The decomposition of linking number of the edges of a ribbon into the sum of twist and writhe is well known in the applied knot theory of closed polymer chains and DNA. A straightforward proof follows from each projection of the ribbon link: the crossings of the resulting link diagram are naturally partitioned into "ribbon crossings" (equalling 2 $\times$ planar writhe of an edge) and ribbon twists; averaging these over all projection directions gives the familiar writhe and twist respectively. This can be further visualized as a certain decomposition of the secant manifold of the curve, Gauss mapped to the direction sphere, closed with a framing manifold equivalent to the ribbon framing. Vassiliev invariants are knot (and link) invariants which can be considered as $n$-point generalizations of the linking number with certain combinatorial constraints. Indeed, the first Vassiliev invariant for links is the linking number.

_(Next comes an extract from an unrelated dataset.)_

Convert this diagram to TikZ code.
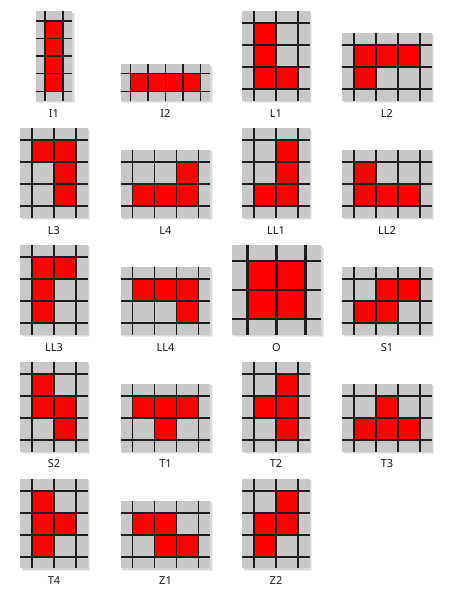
\documentclass[tikz,border=0pt]{standalone}
\usepackage{fontspec}
\setmainfont{Noto Sans}
\definecolor{bggrey}{HTML}{C8C8C8}
\definecolor{gridc}{HTML}{1E1E1E}
\definecolor{cellred}{HTML}{FF0000}
\definecolor{celledge}{HTML}{7A0000}
\definecolor{shad}{HTML}{D9D9D9}
\definecolor{shad2}{HTML}{EDEDED}
\definecolor{txt}{HTML}{1A1A1A}
\tikzset{
  lbl/.style={font=\fontsize{11}{13}\selectfont, text=txt, inner sep=0pt, anchor=center},
}
% #1 name, #2 cx, #3 bottom, #4 cols, #5 rows, #6 cell size, #7 cells, #8 label
\newcommand\tetpiece[8]{%
  \pgfmathsetmacro\pW{(#4+1.08)*#6}%
  \pgfmathsetmacro\pH{(#5+1.08)*#6}%
  \pgfmathsetmacro\pL{#2-\pW/2+0.54*#6}%
  \pgfmathsetmacro\pT{#3-\pH+0.54*#6}%
  \pgfmathsetmacro\pLW{0.09*#6}%
  \pgfmathsetmacro\pEW{0.05*#6}%
  \begin{scope}[shift={(\pL,\pT)}, x={(#6pt,0pt)}, y={(0pt,-#6pt)}]
    \fill[shad2] ([xshift=2.6pt,yshift=-2.6pt]-0.54,-0.54) rectangle ([xshift=2.6pt,yshift=-2.6pt]#4+0.54,#5+0.54);
    \fill[shad] ([xshift=1.4pt,yshift=-1.4pt]-0.54,-0.54) rectangle ([xshift=1.4pt,yshift=-1.4pt]#4+0.54,#5+0.54);
    \fill[bggrey] (-0.54,-0.54) rectangle (#4+0.54,#5+0.54);
    \foreach \ca/\cb in {#7} {
      \fill[cellred, draw=celledge, line width=\pEW pt] (\ca,\cb) rectangle (\ca+1,\cb+1);
    }
    \foreach \i in {0,...,#4} {
      \draw[gridc, line width=\pLW pt] (\i,-0.54) -- (\i,#5+0.54);
    }
    \foreach \j in {0,...,#5} {
      \draw[gridc, line width=\pLW pt] (-0.54,\j) -- (#4+0.54,\j);
    }
  \end{scope}
  \node[lbl] (#1) at (#2,#3+12.5) {#8};
}
\begin{document}
\begin{tikzpicture}[x=1pt,y=-1pt]
\useasboundingbox[fill=white] (0,0) rectangle (449,599);
% row 1
\tetpiece{i1}{54}{100.8}{1}{4}{17.6}{0/0,0/1,0/2,0/3}{I1}
\tetpiece{i2}{165.5}{100.8}{4}{1}{17.6}{0/0,1/0,2/0,3/0}{I2}
\tetpiece{l1}{276}{100.8}{2}{3}{22}{0/0,0/1,0/2,1/2}{L1}
\tetpiece{l2}{387}{100.8}{3}{2}{22}{0/0,1/0,2/0,0/1}{L2}
% row 2
\tetpiece{l3}{54}{217.7}{2}{3}{22}{0/0,1/0,1/1,1/2}{L3}
\tetpiece{l4}{165.5}{217.7}{3}{2}{22}{2/0,0/1,1/1,2/1}{L4}
\tetpiece{ll1}{276}{217.7}{2}{3}{22}{1/0,1/1,0/2,1/2}{LL1}
\tetpiece{ll2}{387}{217.7}{3}{2}{22}{0/0,0/1,1/1,2/1}{LL2}
% row 3
\tetpiece{ll3}{54}{334.6}{2}{3}{22}{0/0,1/0,0/1,0/2}{LL3}
\tetpiece{ll4}{165.5}{334.6}{3}{2}{22}{0/0,1/0,2/0,2/1}{LL4}
\tetpiece{o}{276.5}{334.6}{2}{2}{29}{0/0,1/0,0/1,1/1}{O}
\tetpiece{s1}{387}{334.6}{3}{2}{22}{1/0,2/0,0/1,1/1}{S1}
% row 4
\tetpiece{s2}{54}{451.5}{2}{3}{22}{0/0,0/1,1/1,1/2}{S2}
\tetpiece{t1}{165.5}{451.5}{3}{2}{22}{0/0,1/0,2/0,1/1}{T1}
\tetpiece{t2}{276}{451.5}{2}{3}{22}{1/0,0/1,1/1,1/2}{T2}
\tetpiece{t3}{387}{451.5}{3}{2}{22}{1/0,0/1,1/1,2/1}{T3}
% row 5
\tetpiece{t4}{54}{568.4}{2}{3}{22}{0/0,0/1,1/1,0/2}{T4}
\tetpiece{z1}{165.5}{568.4}{3}{2}{22}{0/0,1/0,1/1,2/1}{Z1}
\tetpiece{z2}{276}{568.4}{2}{3}{22}{1/0,0/1,1/1,0/2}{Z2}
\end{tikzpicture}
\end{document}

In this talk, I will discuss work in progress in understanding the standard '$X+Y$' decomposition of the second-order Vassiliev invariant as a sum of a certain 2-point generalized writhe and twist, and interpret this in terms of the knot’s secant manifold under the Gauss map.

This is joint work with Alexander Taylor. This research was supported by a Leverhulme Research Programme Grant: RP2013-K-009, "SPOCK: Scientific Properties of Complex Knots".